### Data provided:
** START **
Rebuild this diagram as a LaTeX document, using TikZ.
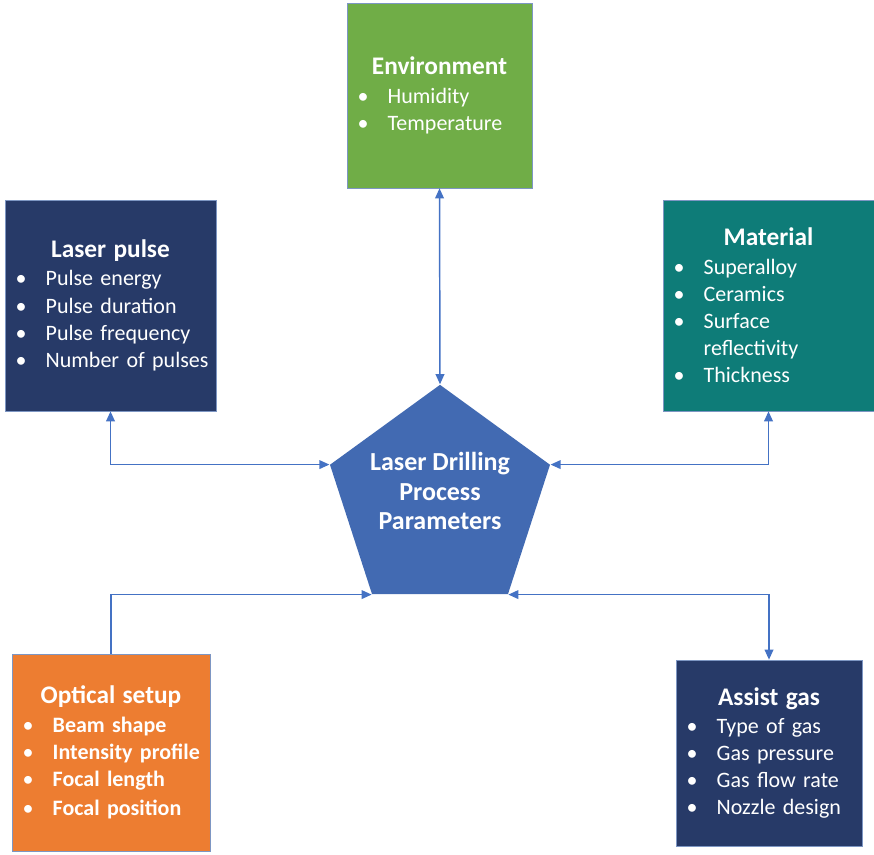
\documentclass[tikz,border=0pt]{standalone}
\usepackage{fontspec}
\setmainfont{Carlito}
\usetikzlibrary{shapes.geometric,arrows.meta}

\definecolor{envgreen}{RGB}{112,173,71}
\definecolor{pulsenavy}{RGB}{39,58,104}
\definecolor{matteal}{RGB}{14,124,120}
\definecolor{optorange}{RGB}{237,125,49}
\definecolor{coreblue}{RGB}{66,106,178}
\definecolor{linkblue}{RGB}{68,114,196}
\definecolor{edgeblue}{RGB}{125,150,195}

% bullet line and box heading
\newcommand{\itm}[1]{\mbox{\makebox[22.5pt][l]{\mdseries\textbullet}#1}}
\newcommand{\ttl}[1]{\makebox[\hsize][c]{\fontsize{19}{22}\selectfont\bfseries #1}\\[0.8pt]}

\tikzset{every picture/.style={line width=0.75pt}}
\tikzset{
  panel/.style={rectangle, draw=edgeblue, line width=0.5pt, text=white,
    inner xsep=8pt, inner ysep=0pt, align=left,
    font=\fontsize{16.5}{20.4}\selectfont},
  link/.style={draw=linkblue, line width=1.1pt},
  >={Triangle[length=7.5pt,width=6.5pt]}
}

\begin{document}
\begin{tikzpicture}[x=0.75pt,y=0.75pt,yscale=-1,xscale=1]
\useasboundingbox (0,0) rectangle (874,854);

% Text Node
\node[regular polygon, regular polygon sides=5, minimum size=173.5pt, inner sep=0pt, fill=coreblue] (core) at (440,500.5) {};
\node[text=white, align=center, font=\fontsize{19.5}{22}\selectfont\bfseries] (coretext) at (440,491) {Laser Drilling\\Process\\Parameters};
% Text Node
\node[panel, fill=envgreen, minimum width=138.75pt, minimum height=138.75pt, text width=122.75pt] (env) at (439.5,95.5)
  {\ttl{Environment}\itm{Humidity}\\\itm{Temperature}};
% Text Node
\node[panel, fill=pulsenavy, minimum width=158.25pt, minimum height=158.25pt, text width=142.25pt] (pulse) at (110.5,305.5)
  {\ttl{Laser pulse}\itm{Pulse energy}\\\itm{Pulse duration}\\\itm{Pulse frequency}\\\itm{Number of pulses}};
% Text Node
\node[panel, fill=matteal, minimum width=158.25pt, minimum height=158.25pt, text width=142.25pt] (mat) at (768.5,305.5)
  {\ttl{Material}\itm{Superalloy}\\\itm{Ceramics}\\\itm{Surface}\\\hspace*{22.5pt}reflectivity\\\itm{Thickness}};
% Text Node
\node[panel, fill=optorange, minimum width=148.5pt, minimum height=147.75pt, text width=132.5pt] (optic) at (111,752.5)
  {\ttl{Optical setup}\bfseries\itm{Beam shape}\\\itm{Intensity profile}\\\itm{Focal length}\\[1.5pt]\itm{Focal position}};
% Text Node
\node[panel, fill=pulsenavy, minimum width=139.5pt, minimum height=139.5pt, text width=123.5pt] (gas) at (769,753)
  {\ttl{Assist gas}\itm{Type of gas}\\\itm{Gas pressure}\\\itm{Gas flow rate}\\\itm{Nozzle design}};

% Connection
\draw[link,<->] (env.south) -- (core.corner 1);
% Connection
\draw[link,<->] (pulse.south) |- (core.corner 2);
% Connection
\draw[link,<->] (mat.south) |- (core.corner 5);
% Connection
\draw[link,->] (optic.north) |- (core.corner 3);
% Connection
\draw[link,<->] (gas.north) |- (core.corner 4);

\end{tikzpicture}
\end{document}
** END **
### Directions:
Repeat the lines exactly as they stand, from the opening line of the data through the line with "(0,0) rectangle (874,854);". Pictures stay out of the copy.

### Result of this exercise:
Rebuild this diagram as a LaTeX document, using TikZ.
\documentclass[tikz,border=0pt]{standalone}
\usepackage{fontspec}
\setmainfont{Carlito}
\usetikzlibrary{shapes.geometric,arrows.meta}

\definecolor{envgreen}{RGB}{112,173,71}
\definecolor{pulsenavy}{RGB}{39,58,104}
\definecolor{matteal}{RGB}{14,124,120}
\definecolor{optorange}{RGB}{237,125,49}
\definecolor{coreblue}{RGB}{66,106,178}
\definecolor{linkblue}{RGB}{68,114,196}
\definecolor{edgeblue}{RGB}{125,150,195}

% bullet line and box heading
\newcommand{\itm}[1]{\mbox{\makebox[22.5pt][l]{\mdseries\textbullet}#1}}
\newcommand{\ttl}[1]{\makebox[\hsize][c]{\fontsize{19}{22}\selectfont\bfseries #1}\\[0.8pt]}

\tikzset{every picture/.style={line width=0.75pt}}
\tikzset{
  panel/.style={rectangle, draw=edgeblue, line width=0.5pt, text=white,
    inner xsep=8pt, inner ysep=0pt, align=left,
    font=\fontsize{16.5}{20.4}\selectfont},
  link/.style={draw=linkblue, line width=1.1pt},
  >={Triangle[length=7.5pt,width=6.5pt]}
}

\begin{document}
\begin{tikzpicture}[x=0.75pt,y=0.75pt,yscale=-1,xscale=1]
\useasboundingbox (0,0) rectangle (874,854);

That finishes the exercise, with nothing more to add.